Mas sei que nada do que vivemos
tem sentido,
se não tocarmos o coração das pessoas.

Muitas vezes basta ser:
colo que acolhe,
braço que envolve,
palavra que conforta,
silêncio que respeita,
alegria que contagia,
lágrima que corre,
olhar que sacia,
amor que promove.

E isso não é coisa de outro mundo:
é o que dá sentido à vida.

É o que faz com que ela
não seja nem curta,
nem longa demais,
mas que seja intensa,
verdadeira e pura...
enquanto durar.

Entre as publicações de Cora Coralina estão: "Meu Livro de Cordel", "Vintém de Cobre", "Estórias da Casa Velha da Ponte", "O Tesouro da Casa Velha", "Os Meninos Verdes" e "A Moeda de Ouro que um Pato Engoliu", pela qual recebeu títulos e prêmios. Em 1983, lançou "Vintém de Cobre-Meias Confissões de Aninha", recebendo em seguida o Troféu Juca Pato da União Brasileira de Escritores, que a elegeu a Intelectual do Ano.
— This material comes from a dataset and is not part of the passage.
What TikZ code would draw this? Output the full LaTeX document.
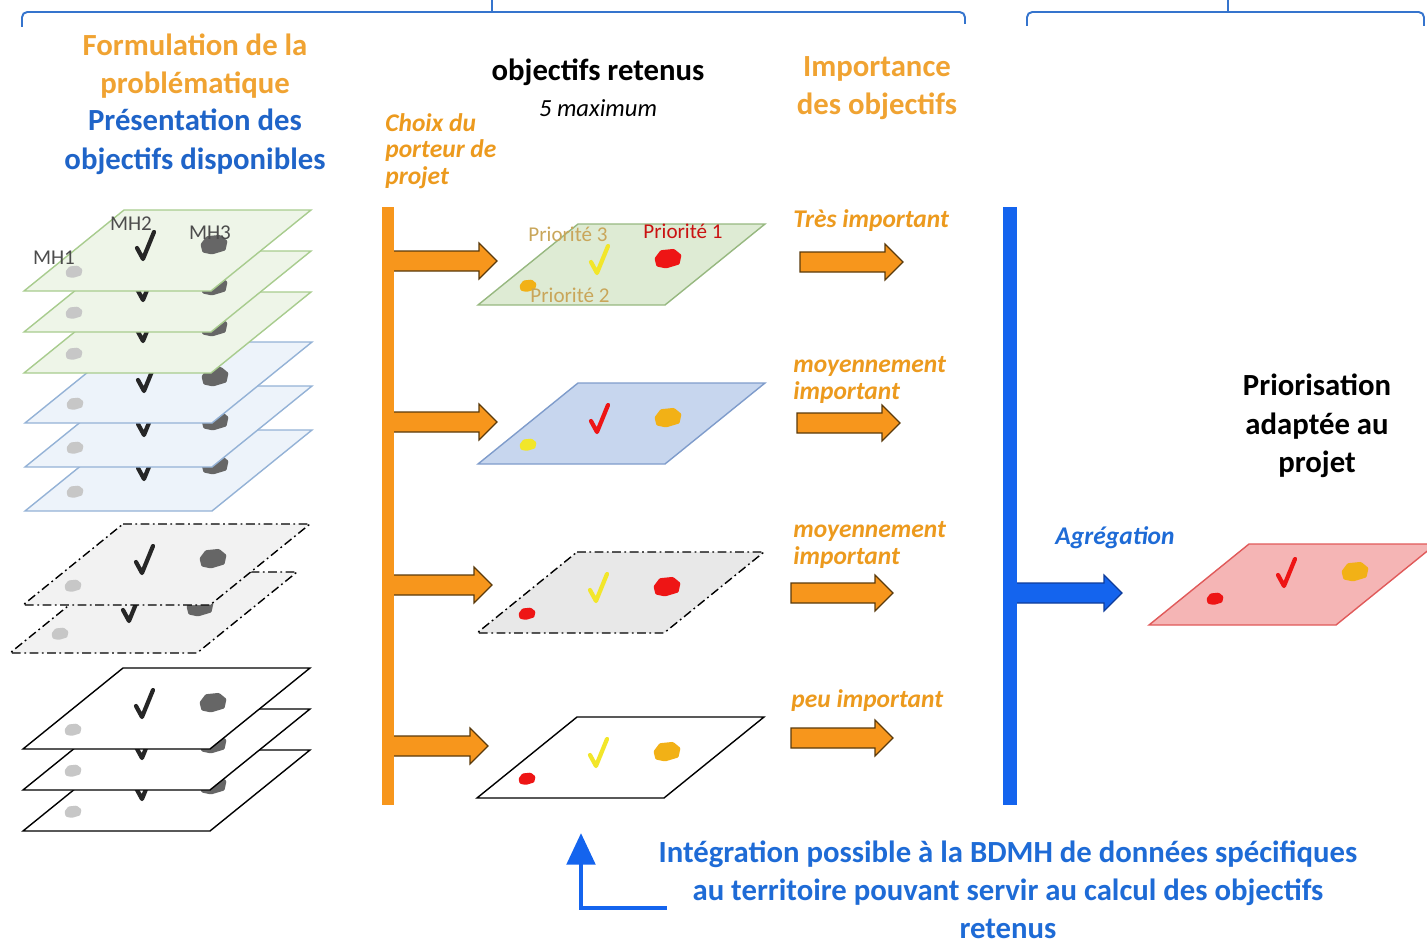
\documentclass[tikz,border=0pt]{standalone}
\usepackage{fontspec}
\setmainfont{Carlito}
\usepackage{xcolor}
\usepackage{tikz}
\usetikzlibrary{arrows.meta,positioning,calc}

\definecolor{orangeT}{HTML}{F0A332}
\definecolor{orangeI}{HTML}{EC9A1E}
\definecolor{orangeF}{HTML}{F7961C}
\definecolor{brunF}{HTML}{5A3A0C}
\definecolor{bleuT}{HTML}{1F64C8}
\definecolor{bleuI}{HTML}{1E6BD6}
\definecolor{bleuB}{HTML}{1464EE}
\definecolor{bleuF}{HTML}{0E3C9A}
\definecolor{kaki}{HTML}{C9A65A}
\definecolor{rouge}{HTML}{EE1515}
\definecolor{jaune}{HTML}{F2E62A}
\definecolor{orangeM}{HTML}{F2B116}
\definecolor{vertclair}{HTML}{EEF5E8}
\definecolor{vertbord}{HTML}{A8CC8E}
\definecolor{bleuclair}{HTML}{EDF3FA}
\definecolor{bleubord}{HTML}{94B2D6}
\definecolor{vertmoyen}{HTML}{DEEBD4}
\definecolor{bleumoyen}{HTML}{C7D6EE}
\definecolor{bleumbord}{HTML}{7F9CCB}
\definecolor{rose}{HTML}{F5B5B5}
\definecolor{rosebord}{HTML}{E05A5A}

\tikzset{
  titre/.style={font=\fontsize{17.5}{22}\selectfont\bfseries, align=center},
  etiquette/.style={font=\fontsize{14.5}{15}\selectfont\bfseries\itshape, text=orangeI, align=left, inner sep=0pt},
  prio/.style={font=\fontsize{12}{14}\selectfont, inner sep=0pt},
  mh/.style={font=\fontsize{12}{14}\selectfont, text=black!70, inner sep=0pt},
  accolade/.style={draw=bleuT!90, line width=1.1pt},
  planvert/.style={fill=vertclair, draw=vertbord, line width=0.8pt},
  planbleu/.style={fill=bleuclair, draw=bleubord, line width=0.8pt},
  plangris/.style={fill=black!5, draw=black, line width=0.8pt, dash pattern=on 5pt off 2pt on 1pt off 2pt},
  planblanc/.style={fill=white, draw=black, line width=0.8pt},
  coche/.style={line width=2.4pt, line cap=round, line join=round},
  flecheorange/.style={fill=orangeF, draw=brunF, line width=0.7pt},
  flechebleue/.style={fill=bleuB, draw=bleuF, line width=0.7pt},
}

% parallelogramme : coin haut gauche, style
\newcommand{\plan}[3]{\filldraw[#3] (#1,#2) -- ++(187,0) -- ++(-100,81) -- ++(-187,0) -- cycle;}
% tache : centre, taille, couleur
\newcommand{\tache}[4]{\fill[#4, shift={(#1,#2)}, scale=#3, rounded corners=0.6pt]
  (-1,-0.05) -- (-0.55,-0.65) -- (0.45,-0.75) -- (1,-0.3) -- (0.85,0.4) -- (-0.15,0.7) -- (-0.85,0.55) -- cycle;}
\newcommand{\coche}[3]{\draw[coche, #3, shift={(#1,#2)}] (-8,1) -- (-2,12) -- (9,-15);}
% trois objets sur une couche
\newcommand{\marques}[5]{%
  \tache{#1-50}{#2+62}{8.5}{#3}
  \coche{#1+21}{#2+37}{#4}
  \tache{#1+90}{#2+35}{13.5}{#5}}
\newcommand{\couche}[3]{\plan{#1}{#2}{#3}\marques{#1}{#2}{black!22}{draw=black!85}{black!60}}
% fleche epaisse horizontale
\newcommand{\fleche}[3]{\filldraw[#3] ($(#1)+(0,-10)$) -- ($(#2)+(-18,-10)$) -- ($(#2)+(-18,-18)$) -- (#2)
  -- ($(#2)+(-18,18)$) -- ($(#2)+(-18,10)$) -- ($(#1)+(0,10)$) -- cycle;}

\begin{document}
\begin{tikzpicture}[x=0.02cm, y=-0.02cm]
\useasboundingbox (0,0) rectangle (1427,946);

% accolades du haut
\draw[accolade, rounded corners=3pt] (22,27) |- (965,12) -- (965,24);
\draw[accolade] (492,12) -- (492,0);
\draw[accolade, rounded corners=3pt] (1027,26) |- (1424,12) -- (1424,26);
\draw[accolade] (1228,12) -- (1228,0);

% titres
\node[titre, text=orangeT] (formulation) at (195,66) {Formulation de la\\problématique};
\node[titre, text=bleuT] (presentation) at (195,142) {Présentation des\\objectifs disponibles};
\node[etiquette, anchor=west] (choix) at (385,151) {Choix du\\porteur de\\projet};
\node[titre] (retenus) at (598,72) {objectifs retenus};
\node[font=\fontsize{14}{16}\selectfont\itshape] (maximum) at (598,108) {5 maximum};
\node[titre, text=orangeT] (importance) at (877,88) {Importance\\des objectifs};

% couches disponibles (du bas vers le haut)
\foreach \y in {750,709,668} {\couche{123}{\y}{planblanc}}
\couche{110}{572}{plangris}
\couche{123}{524}{plangris}
\foreach \y in {430,386,342} {\couche{125}{\y}{planbleu}}
\foreach \y in {292,251,210} {\couche{124}{\y}{planvert}}
\node[mh] (mh1) at (54,258) {MH1};
\node[mh] (mh2) at (131,224) {MH2};
\node[mh] (mh3) at (210,233) {MH3};

% objectifs retenus
\plan{578}{224}{fill=vertmoyen, draw=vertbord!90!black, line width=0.8pt}
\marques{578}{224}{orangeM}{draw=jaune}{rouge}
\plan{578}{383}{fill=bleumoyen, draw=bleumbord, line width=0.8pt}
\marques{578}{383}{jaune}{draw=rouge}{orangeM}
\plan{577}{552}{plangris, fill=black!9}
\marques{577}{552}{rouge}{draw=jaune}{rouge}
\plan{577}{717}{planblanc}
\marques{577}{717}{rouge}{draw=jaune}{orangeM}
\node[prio, text=kaki] (prio3) at (568,234) {Priorité 3};
\node[prio, text=rouge!85!black] (prio1) at (683,231) {Priorité 1};
\node[prio, text=kaki] (prio2) at (570,295) {Priorité 2};

% choix du porteur de projet
\coordinate (bo1) at (388,207);
\coordinate (bo2) at (388,805);
\coordinate (c1) at (390,261);  \coordinate (c1b) at (497,261);
\coordinate (c2) at (390,422);  \coordinate (c2b) at (497,422);
\coordinate (c3) at (390,585);  \coordinate (c3b) at (492,585);
\coordinate (c4) at (390,746);  \coordinate (c4b) at (488,746);
\foreach \i in {1,...,4} {\fleche{c\i}{c\i b}{flecheorange}}
\draw[orangeF, line width=6.5pt] (bo1) -- (bo2);

% importance des objectifs
\node[etiquette, anchor=west] (imp1) at (793,221) {Très important};
\node[etiquette, anchor=west] (imp2) at (793,380) {moyennement\\important};
\node[etiquette, anchor=west] (imp3) at (793,545) {moyennement\\important};
\node[etiquette, anchor=west] (imp4) at (791,701) {peu important};
\coordinate (i1) at (800,262);  \coordinate (i1b) at (903,262);
\coordinate (i2) at (797,423);  \coordinate (i2b) at (900,423);
\coordinate (i3) at (791,593);  \coordinate (i3b) at (893,593);
\coordinate (i4) at (791,738);  \coordinate (i4b) at (893,738);
\foreach \i in {1,...,4} {\fleche{i\i}{i\i b}{flecheorange}}

% agregation
\coordinate (bb1) at (1010,207);
\coordinate (bb2) at (1010,805);
\coordinate (ag) at (1014,593);  \coordinate (agb) at (1122,593);
\fleche{ag}{agb}{flechebleue}
\draw[bleuB, line width=8pt] (bb1) -- (bb2);
\node[etiquette, text=bleuI] (agregation) at (1115,538) {Agrégation};

% priorisation finale
\node[titre] (priorisation) at (1317,426) {Priorisation\\adaptée au\\projet};
\plan{1249}{544}{fill=rose, draw=rosebord, line width=0.8pt}
\marques{1265}{537}{rouge}{draw=rouge}{orangeM}

% integration de donnees
\node[titre, text=bleuI, inner sep=0pt, font=\fontsize{17.5}{21.5}\selectfont\bfseries] (integration) at (1008,890) {Intégration possible à la BDMH de données spécifiques\\au territoire pouvant servir au calcul des objectifs\\retenus};
\coordinate (retour) at (667,908);
\coordinate (coude) at (581,908);
\coordinate (cible) at (581,833);
\draw[bleuB, line width=2.8pt, -{Triangle[length=18pt, width=16pt]}] (retour) -- (coude) -- (cible);
\end{tikzpicture}
\end{document}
Ela era simples mas foi doutora "feita pela vida, pelo estudo incessante de tudo quanto aconteceu em seu derredor", palavras da reitora de Universidade Federal de Goiás. E Cora Coralina recebeu realmente o título de Doutora Honoris Causa daquela Universidade. Em 1984, foi reconhecida Símbolo Brasileiro do Ano Internacional da Mulher Trabalhadora pela FAO (Organização das Nações Unidas para agricultura e alimentação). Também entrou para a Academia Feminina de Letras e Artes de Goiás.

Ressalva

Este livro foi escrito
por uma mulher
que no tarde da Vida
recria e poetiza sua própria
Vida.

Este livro
foi escrito por uma mulher
que fez a escalada da
Montanha da Vida
removendo pedras
e plantando flores.

Este livro:
Versos...não
Poesia...não.
Um modo diferente de contar velhas estórias.

Cora Coralina faleceu em Goiânia a 10 de abril de 1985. A casa em que morava, construída por volta de 1770, foi transformada em museu depois da sua morte. Em 2001, o Rio Vermelho, que corta a cidade histórica, transbordou depois de uma forte chuva, destruindo toda a arquitetura histórica da cidade. Com a inundação atingindo a casa de Cora, o acervo do museu composto de cadernos com poemas e contos, ainda não publicados, cartas, móveis e objetos pessoais da escritora, foram seriamente danificados. Depois de pouco mais de um ano, novos investimentos garantiram a recuperação de pontos turísticos, incluindo a casa de Cora Coralina.